Nonhermitian topological zero modes at smooth domain walls: Exact solutions

The bulk-boundary correspondence predicts the existence of boundary modes localized at the edges of topologically nontrivial systems. The wavefunctions of hermitian boundary modes can be obtained as the eigenmode of a modified Jackiw-Rebbi equation. Recently, the bulk-boundary correspondence has been extended to nonhermitian systems, which describe physical phenomena such as gain and loss in open and non-equilibrium systems. Nonhermitian energy spectra can be complex-valued and exhibit point gaps or line gaps in the complex plane, whether the gaps can be continuously deformed into points or lines, respectively.
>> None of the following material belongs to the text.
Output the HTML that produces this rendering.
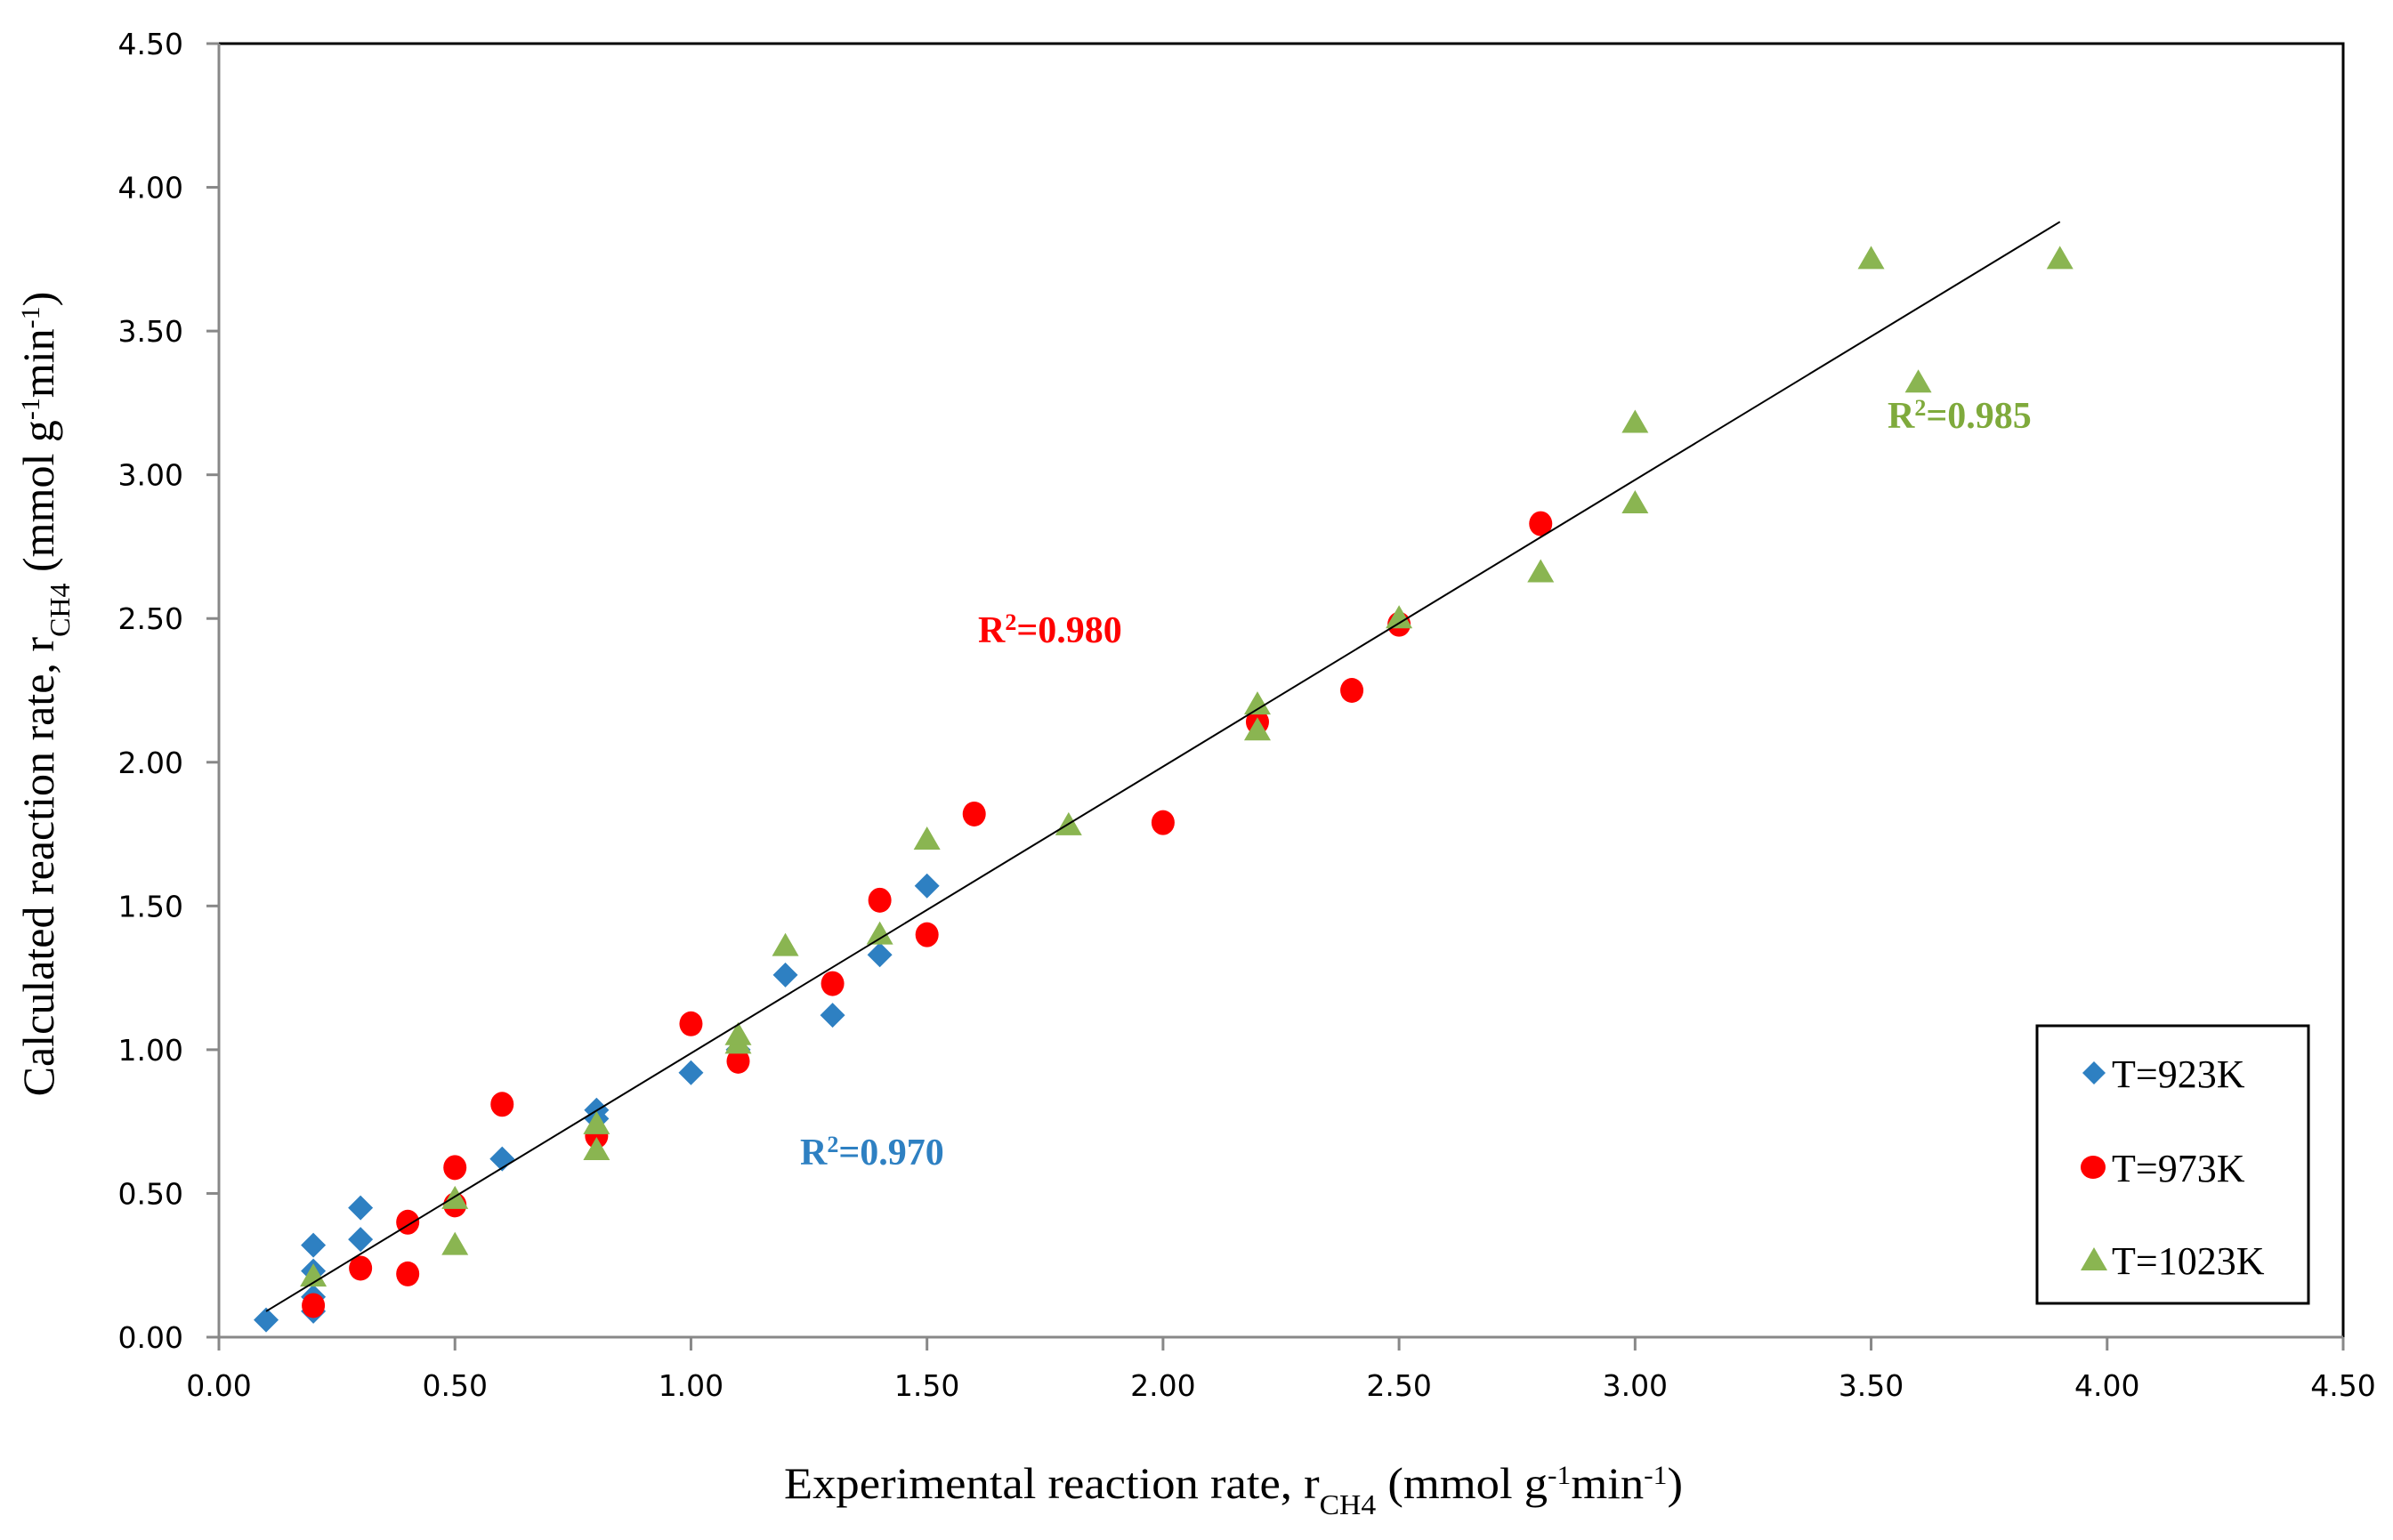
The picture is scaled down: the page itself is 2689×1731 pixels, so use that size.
<!DOCTYPE html>
<html><head><meta charset="utf-8">
<style>
html,body{margin:0;padding:0;background:#fff;}
svg{display:block;}
.tick{font-family:"DejaVu Sans","Liberation Sans",sans-serif;font-size:33px;fill:#000;}
.title{font-family:"Liberation Serif",serif;font-size:50px;fill:#000;}
.leg{font-family:"Liberation Serif",serif;font-size:44px;fill:#000;}
.r2{font-family:"Liberation Serif",serif;font-size:42px;font-weight:bold;}
</style></head>
<body>
<svg id="chart" width="2689" height="1731" viewBox="0 0 2689 1731" xmlns="http://www.w3.org/2000/svg">
<g id="axes"></g>
<g id="marks"></g>
<text class="r2" x="1099" y="722" fill="#ff0000">R<tspan baseline-shift="super" font-size="26">2</tspan>=0.980</text>
<text class="r2" x="899" y="1309" fill="#2e80c2">R<tspan baseline-shift="super" font-size="26">2</tspan>=0.970</text>
<text class="r2" x="2121" y="481" fill="#7faa3c">R<tspan baseline-shift="super" font-size="26">2</tspan>=0.985</text>
<text class="title" x="1386" y="1684" text-anchor="middle" textLength="1010" lengthAdjust="spacingAndGlyphs">Experimental reaction rate, r<tspan baseline-shift="sub" font-size="32">CH4</tspan> (mmol g<tspan baseline-shift="super" font-size="30">-1</tspan>min<tspan baseline-shift="super" font-size="30">-1</tspan>)</text>
<text class="title" transform="translate(60,780) rotate(-90)" text-anchor="middle">Calculated reaction rate, r<tspan baseline-shift="sub" font-size="32">CH4</tspan> (mmol g<tspan baseline-shift="super" font-size="30">-1</tspan>min<tspan baseline-shift="super" font-size="30">-1</tspan>)</text>
<g>
<rect x="2289" y="1153" width="305" height="312" fill="#fff" stroke="#000" stroke-width="3"/>
<path d="M2353,1193 L2366,1206 L2353,1219 L2340,1206 Z" fill="#2e80c2"/>
<text class="leg" x="2373" y="1222">T=923K</text>
<ellipse cx="2352" cy="1312" rx="14" ry="13" fill="#ff0000"/>
<text class="leg" x="2373" y="1328">T=973K</text>
<path d="M2353,1402 L2368,1428 L2338,1428 Z" fill="#8ab551"/>
<text class="leg" x="2373" y="1432">T=1023K</text>
</g>
</svg>
<script>
const xTicks = ["0.00","0.50","1.00","1.50","2.00","2.50","3.00","3.50","4.00","4.50"];
const yTicks = ["0.00","0.50","1.00","1.50","2.00","2.50","3.00","3.50","4.00","4.50"];
const x923 = [0.1,0.2,0.2,0.2,0.2,0.3,0.3,0.6,0.8,0.8,1.0,1.1,1.2,1.3,1.4,1.5];
const y923 = [0.06,0.09,0.14,0.23,0.32,0.34,0.45,0.62,0.79,0.76,0.92,1.0,1.26,1.12,1.33,1.57];
const x973 = [0.2,0.3,0.4,0.4,0.5,0.5,0.6,0.8,1.0,1.1,1.3,1.4,1.5,1.6,2.0,2.2,2.4,2.5,2.8];
const y973 = [0.11,0.24,0.22,0.40,0.46,0.59,0.81,0.70,1.09,0.96,1.23,1.52,1.40,1.82,1.79,2.14,2.25,2.48,2.83];
const x1023 = [0.2,0.5,0.5,0.8,0.8,1.1,1.1,1.2,1.4,1.5,1.8,2.2,2.2,2.5,2.8,3.0,3.0,3.5,3.6,3.9];
const y1023 = [0.21,0.32,0.48,0.65,0.74,1.02,1.05,1.36,1.40,1.73,1.78,2.20,2.11,2.50,2.66,3.18,2.90,3.75,3.32,3.75];
const trendX = [0.1,3.9];
const trendY = [0.09,3.88];

const NS="http://www.w3.org/2000/svg";
const L=246,R=2633,T=49,B=1503;
const sx=v=>L+(R-L)*v/4.5;
const sy=v=>B-(B-T)*v/4.5;
const axes=document.getElementById('axes');
const marks=document.getElementById('marks');
function mk(tag,attrs,parent){const e=document.createElementNS(NS,tag);for(const k in attrs)e.setAttribute(k,attrs[k]);parent.appendChild(e);return e;}

let e=mk('rect',{x:L,y:T,width:R-L,height:B-T,fill:'none',stroke:'#000','stroke-width':3},axes);


e=mk('line',{x1:L,y1:T,x2:L,y2:B,stroke:'#888','stroke-width':3},axes);


e=mk('line',{x1:L,y1:B,x2:R,y2:B,stroke:'#888','stroke-width':3},axes);



xTicks.forEach(t=>{const x=sx(parseFloat(t));
 let l=mk('line',{x1:x,y1:B,x2:x,y2:B+15,stroke:'#888','stroke-width':3},axes);
 
 
 let tx=mk('text',{x:x,y:1569,'text-anchor':'middle',class:'tick'},axes);tx.textContent=t;
 
 
});
yTicks.forEach(t=>{const y=sy(parseFloat(t));
 let l=mk('line',{x1:L-14,y1:y,x2:L,y2:y,stroke:'#888','stroke-width':3},axes);
 
 
 let tx=mk('text',{x:206,y:y+12,'text-anchor':'end',class:'tick'},axes);tx.textContent=t;
 
 
});

x923.forEach((v,i)=>{const x=sx(v),y=sy(y923[i]);
 let p=mk('path',{d:`M${x},${y-14} L${x+14},${y} L${x},${y+14} L${x-14},${y} Z`,fill:'#2e80c2'},marks);
 
 
});
x973.forEach((v,i)=>{
 let c=mk('ellipse',{cx:sx(v),cy:sy(y973[i]),rx:13,ry:14,fill:'#ff0000'},marks);
 
 
});
x1023.forEach((v,i)=>{const x=sx(v),y=sy(y1023[i]);
 let p=mk('path',{d:`M${x},${y-15} L${x+15},${y+11} L${x-15},${y+11} Z`,fill:'#8ab551'},marks);
 
 
});
e=mk('line',{x1:sx(trendX[0]),y1:sy(trendY[0]),x2:sx(trendX[1]),y2:sy(trendY[1]),stroke:'#000','stroke-width':2},marks);


</script>
</body></html>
Specifically, line-gapped nonhermitian systems can be continuously deformed into hermitian gapped spectra. Here, we find the analytical form of the wavefunctions of nonhermitian boundary modes with zero energy localized at smooth domain boundaries between topologically distinct phases, by solving the generalized Jackiw-Rebbi equation in the nonhermitian regime. Moreover, we unveil a universal relation between the scalar fields and the decay rate and oscillation wavelength of the boundary modes. This relation quantifies the bulk-boundary correspondence in nonhermitian line-gapped systems in terms of experimentally measurable physical quantities and is not affected by the details of the spatial dependence of the scalar fields. These findings shed some new light on the localization properties of boundary modes in nonhermitian and topologically nontrivial states of matter.